Somehow none of that stopped federal district judge Robert L. Pitman (an Obama appointee) from issuing an order last Wednesday denying defendants’ motion to dismiss on jurisdictional grounds. But because Pitman denied defendants’ sovereign-immunity defense, they had a right, which they promptly exercised, to appeal his ruling to the Fifth Circuit. And by appealing Pitman’s ruling, the defendants immediately divested Pitman of jurisdiction to proceed against them, as Fifth Circuit precedent holds that an appeal of a sovereign-immunity defense automatically divests the district court of jurisdiction until after the appellate court has ruled.

That’s why a Fifth Circuit panel on Friday granted defendants’ motion to block Pitman from further proceedings in the meantime, including a hearing that he had set for today on plaintiffs’ motion for a preliminary injunction. That also explains why the plaintiffs, in a hilarious maneuver designed to send the case back to Pitman, asked the Fifth Circuit panel to vacate Pitman’s order in their favor on the sovereign-immunity (and other jurisdictional) issues—a request that the panel promptly and properly denied yesterday.

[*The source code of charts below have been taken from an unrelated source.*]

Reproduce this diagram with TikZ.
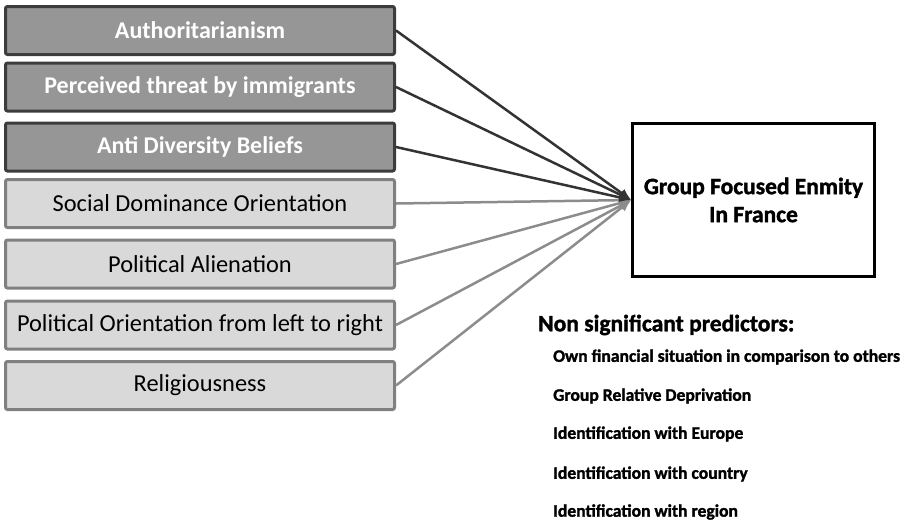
\documentclass[tikz,border=0pt]{standalone}
\usepackage{fontspec}
\setmainfont{Carlito}
\newfontfamily\heavyfont[BoldFont={Carlito Bold},BoldFeatures={FakeBold=1.5}]{Carlito}
\usetikzlibrary{arrows.meta}
\definecolor{darkfill}{HTML}{969696}
\definecolor{darkedge}{HTML}{3C3C3C}
\definecolor{lightfill}{HTML}{D9D9D9}
\definecolor{lightedge}{HTML}{808080}
\definecolor{darkline}{HTML}{333333}
\definecolor{lightline}{HTML}{8C8C8C}
\tikzset{
  darkbox/.style={draw=darkedge, fill=darkfill, line width=3pt, rounded corners=2pt,
    minimum width=389pt, minimum height=48pt, inner sep=0pt,
    text=white, font=\fontsize{24}{28}\selectfont\bfseries},
  lightbox/.style={draw=lightedge, fill=lightfill, line width=3pt, rounded corners=2pt,
    minimum width=389pt, minimum height=48pt, inner sep=0pt,
    text=black, font=\fontsize{24.4}{28}\selectfont},
  target/.style={draw=black, line width=2.5pt, minimum width=242pt, minimum height=153pt,
    align=center, font=\heavyfont\fontsize{23.5}{28}\selectfont\bfseries},
  darkarrow/.style={draw=darkline, line width=2.5pt, -{Latex[length=12pt,width=10pt]}},
  lightarrow/.style={draw=lightline, line width=2.5pt, -{Latex[length=12pt,width=10pt]}},
  heading/.style={anchor=west, inner sep=0pt, font=\heavyfont\fontsize{23.5}{28}\selectfont\bfseries},
  item/.style={anchor=west, inner sep=0pt, font=\heavyfont\fontsize{17.6}{21}\selectfont\bfseries}
}
\begin{document}
\begin{tikzpicture}[x=1pt,y=-1pt]
\useasboundingbox (0,0) rectangle (912,523);
\node[darkbox] (b1) at (200,30.5) {Authoritarianism};
\node[darkbox] (b2) at (200,87) {Perceived threat by immigrants};
\node[darkbox] (b3) at (200,147) {Anti Diversity Beliefs};
\node[lightbox] (b4) at (200,203.5) {Social Dominance Orientation};
\node[lightbox] (b5) at (200,264) {Political Alienation};
\node[lightbox] (b6) at (200,325) {Political Orientation from left to right};
\node[lightbox] (b7) at (200,385.5) {Religiousness};
\node[target] (t) at (753.5,200) {Group Focused Enmity\\In France};
\coordinate (tip) at (t.west);
\draw[lightarrow] (b4.east) -- (tip);
\draw[lightarrow] (b5.east) -- (tip);
\draw[lightarrow] (b6.east) -- (tip);
\draw[lightarrow] (b7.east) -- (tip);
\draw[darkarrow] (b1.east) -- (tip);
\draw[darkarrow] (b2.east) -- (tip);
\draw[darkarrow] (b3.east) -- (tip);
\node[heading] (h) at (538,325) {Non significant predictors:};
\node[item] (i1) at (553,357) {Own financial situation in comparison to others};
\node[item] (i2) at (553,396) {Group Relative Deprivation};
\node[item] (i3) at (553,434) {Identification with Europe};
\node[item] (i4) at (553,474) {Identification with country};
\node[item] (i5) at (553,512) {Identification with region};
\end{tikzpicture}
\end{document}
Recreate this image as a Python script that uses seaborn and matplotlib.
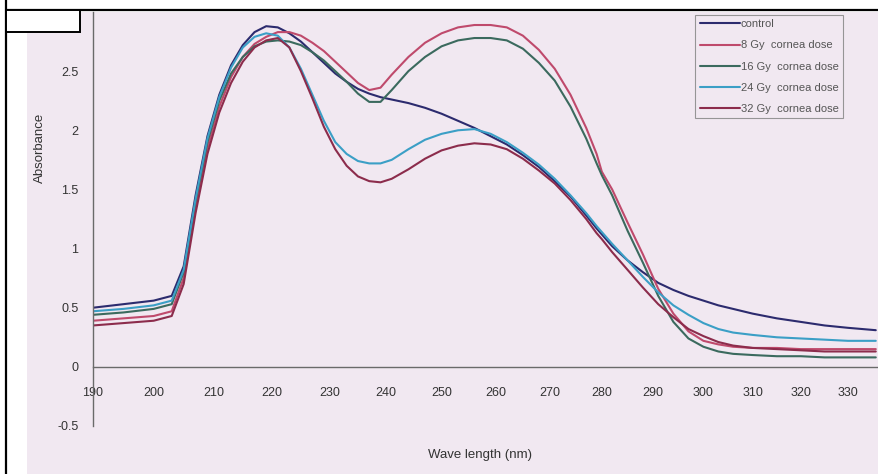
import numpy as np
import pandas as pd
import seaborn as sns
import matplotlib.pyplot as plt
from matplotlib.lines import Line2D
from matplotlib.patches import Rectangle

# wave lengths (nm)
wl = [190, 195, 200, 203, 205, 207, 209, 211, 213, 215, 217, 219, 221, 223, 225, 227, 229,
      231, 233, 235, 237, 239, 241, 244, 247, 250, 253, 256, 259, 262, 265, 268, 271, 274,
      277, 279, 280, 282, 285, 288, 291, 294, 297, 300, 303, 306, 310, 315, 320, 325, 330, 336]

control = [0.50, 0.53, 0.56, 0.60, 0.85, 1.45, 1.95, 2.30, 2.55, 2.72, 2.83, 2.88, 2.87, 2.82,
           2.75, 2.66, 2.57, 2.48, 2.41, 2.35, 2.31, 2.28, 2.26, 2.23, 2.19, 2.14, 2.08, 2.02,
           1.95, 1.88, 1.79, 1.69, 1.57, 1.44, 1.28, 1.17, 1.12, 1.02, 0.90, 0.80, 0.71, 0.65,
           0.60, 0.56, 0.52, 0.49, 0.45, 0.41, 0.38, 0.35, 0.33, 0.31]
gy8 = [0.39, 0.41, 0.43, 0.47, 0.75, 1.35, 1.85, 2.20, 2.45, 2.62, 2.73, 2.79, 2.83, 2.83,
       2.80, 2.74, 2.67, 2.58, 2.49, 2.40, 2.34, 2.36, 2.47, 2.62, 2.74, 2.82, 2.87, 2.89,
       2.89, 2.87, 2.80, 2.68, 2.52, 2.30, 2.02, 1.80, 1.65, 1.50, 1.22, 0.95, 0.66, 0.45,
       0.30, 0.22, 0.19, 0.17, 0.16, 0.16, 0.15, 0.15, 0.15, 0.15]
gy16 = [0.44, 0.46, 0.49, 0.53, 0.80, 1.40, 1.90, 2.25, 2.48, 2.62, 2.71, 2.75, 2.76, 2.75,
        2.72, 2.66, 2.59, 2.50, 2.41, 2.31, 2.24, 2.24, 2.34, 2.50, 2.62, 2.71, 2.76, 2.78,
        2.78, 2.76, 2.69, 2.57, 2.42, 2.20, 1.93, 1.72, 1.62, 1.45, 1.15, 0.88, 0.60, 0.38,
        0.24, 0.17, 0.13, 0.11, 0.10, 0.09, 0.09, 0.08, 0.08, 0.08]
gy24 = [0.47, 0.49, 0.52, 0.56, 0.82, 1.42, 1.93, 2.28, 2.53, 2.70, 2.79, 2.82, 2.80, 2.70,
        2.52, 2.30, 2.08, 1.90, 1.80, 1.74, 1.72, 1.72, 1.75, 1.84, 1.92, 1.97, 2.00, 2.01,
        1.97, 1.90, 1.81, 1.71, 1.59, 1.45, 1.30, 1.19, 1.14, 1.04, 0.90, 0.76, 0.63, 0.52,
        0.44, 0.37, 0.32, 0.29, 0.27, 0.25, 0.24, 0.23, 0.22, 0.22]
gy32 = [0.35, 0.37, 0.39, 0.43, 0.70, 1.30, 1.80, 2.15, 2.40, 2.58, 2.70, 2.76, 2.78, 2.70,
        2.50, 2.27, 2.03, 1.84, 1.70, 1.61, 1.57, 1.56, 1.59, 1.67, 1.76, 1.83, 1.87, 1.89,
        1.88, 1.84, 1.76, 1.66, 1.55, 1.41, 1.25, 1.13, 1.08, 0.97, 0.82, 0.67, 0.53, 0.42,
        0.32, 0.26, 0.21, 0.18, 0.16, 0.15, 0.14, 0.13, 0.13, 0.13]

series = ["control", "8 Gy  cornea dose", "16 Gy  cornea dose",
          "24 Gy  cornea dose", "32 Gy  cornea dose"]
colors = ["#2c2b6e", "#bf4a6c", "#3b6a5e", "#3b9fc6", "#8c2c4c"]

xticks = list(range(190, 331, 10))
yticks = [-0.5, 0, 0.5, 1, 1.5, 2, 2.5]
yticklabels = ["-0.5", "0", "0.5", "1", "1.5", "2", "2.5"]

df = pd.DataFrame({"wl": wl, series[0]: control, series[1]: gy8, series[2]: gy16,
                   series[3]: gy24, series[4]: gy32})
df = df.melt(id_vars="wl", var_name="series", value_name="absorbance")

sns.set_theme(style="white")
plt.rcParams["font.family"] = ["Liberation Sans", "DejaVu Sans"]

bg = "#f1e8f1"
fig = plt.figure(figsize=(8.79, 4.74), dpi=100, facecolor="white")

# scanned page frame
fig.add_artist(Rectangle((27 / 879, 0), 1, 1 - 12 / 474, transform=fig.transFigure,
                         facecolor=bg, edgecolor="none", zorder=0))
fig.add_artist(Line2D([6 / 879, 1], [1 - 10 / 474] * 2, transform=fig.transFigure,
                      color="black", lw=1.6))
fig.add_artist(Line2D([6 / 879] * 2, [0, 1], transform=fig.transFigure,
                      color="black", lw=1.6))
fig.add_artist(Rectangle((6 / 879, 1 - 32 / 474), 74 / 879, 22 / 474, transform=fig.transFigure,
                         facecolor="white", edgecolor="black", lw=1.4, zorder=5))

ax = fig.add_axes([93 / 879, 48 / 474, 1 - 93 / 879, 414 / 474])
ax.set_facecolor("none")

sns.lineplot(data=df, x="wl", y="absorbance", hue="series", hue_order=series,
             palette=dict(zip(series, colors)), estimator=None, sort=False,
             linewidth=1.5, ax=ax)

# the photographed page squeezes the right side of the wavelength axis
a, b = 6.107, -0.0052


def fwd(x):
    u = np.asarray(x, dtype=float) - 190
    return a * u + b * u ** 2


def inv(p):
    p = np.asarray(p, dtype=float)
    return 190 + (a - np.sqrt(np.clip(a * a + 4 * b * p, 0, None))) / (-2 * b)


ax.set_xscale("function", functions=(fwd, inv))
ax.set_xlim(190, 336.7)
ax.set_ylim(-0.5, 3.0)

ax.spines["top"].set_visible(False)
ax.spines["right"].set_visible(False)
ax.spines["bottom"].set_position(("data", 0))
for s in ("left", "bottom"):
    ax.spines[s].set_color("#6a6a6a")
    ax.spines[s].set_linewidth(1.0)

ax.set_xticks(xticks)
ax.set_xticklabels([str(t) for t in xticks])
ax.set_yticks(yticks)
ax.set_yticklabels(yticklabels)
ax.minorticks_off()
ax.tick_params(axis="x", direction="inout", length=9, width=1, color="#6a6a6a",
               pad=10, labelsize=9, labelcolor="#333333")
ax.tick_params(axis="y", direction="inout", length=9, width=1, color="#6a6a6a",
               pad=6, labelsize=9, labelcolor="#333333")
ax.set_xlabel("")
ax.set_ylabel("")

fig.text(480 / 879, 1 - 455 / 474, "Wave length (nm)", ha="center", va="center",
         fontsize=9.5, color="#333333")
fig.text(40 / 879, 1 - 148 / 474, "Absorbance", ha="center", va="center",
         rotation=90, fontsize=9.5, color="#333333")

leg = ax.legend(loc="upper left", bbox_to_anchor=(0.766, 0.993), borderaxespad=0,
                frameon=True, fancybox=False, fontsize=8, handlelength=3.6,
                handletextpad=0.1, labelspacing=1.0, borderpad=0.4)
leg.get_frame().set_facecolor(bg)
leg.get_frame().set_edgecolor("#808080")
leg.get_frame().set_linewidth(0.8)
for t in leg.get_texts():
    t.set_color("#555555")

fig.savefig("out.png", dpi=100, facecolor="white")
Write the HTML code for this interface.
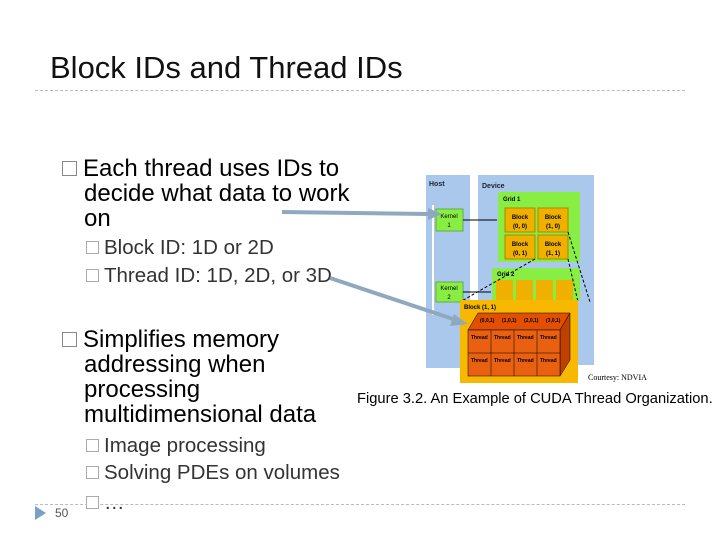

Judge Pitman never had proper jurisdiction over this case to begin with, and the case should have been dismissed at the outset for lack of subject-matter jurisdiction. The Fifth Circuit will now have the opportunity to make that clear.

* See Ex parte Young (1908) (“[T]he right to enjoin an individual, even though a state official, from commencing suits . . . does not include the power to restrain a court from acting in any case brought before it, either of a civil or criminal nature.… [A]n injunction against a state court would be a violation of the whole scheme of our Government.”); Bauer v. Texas, (5th Cir. 2003) (“The requirement of a justiciable controversy is not satisfied where a judge acts in his adjudicatory capacity”).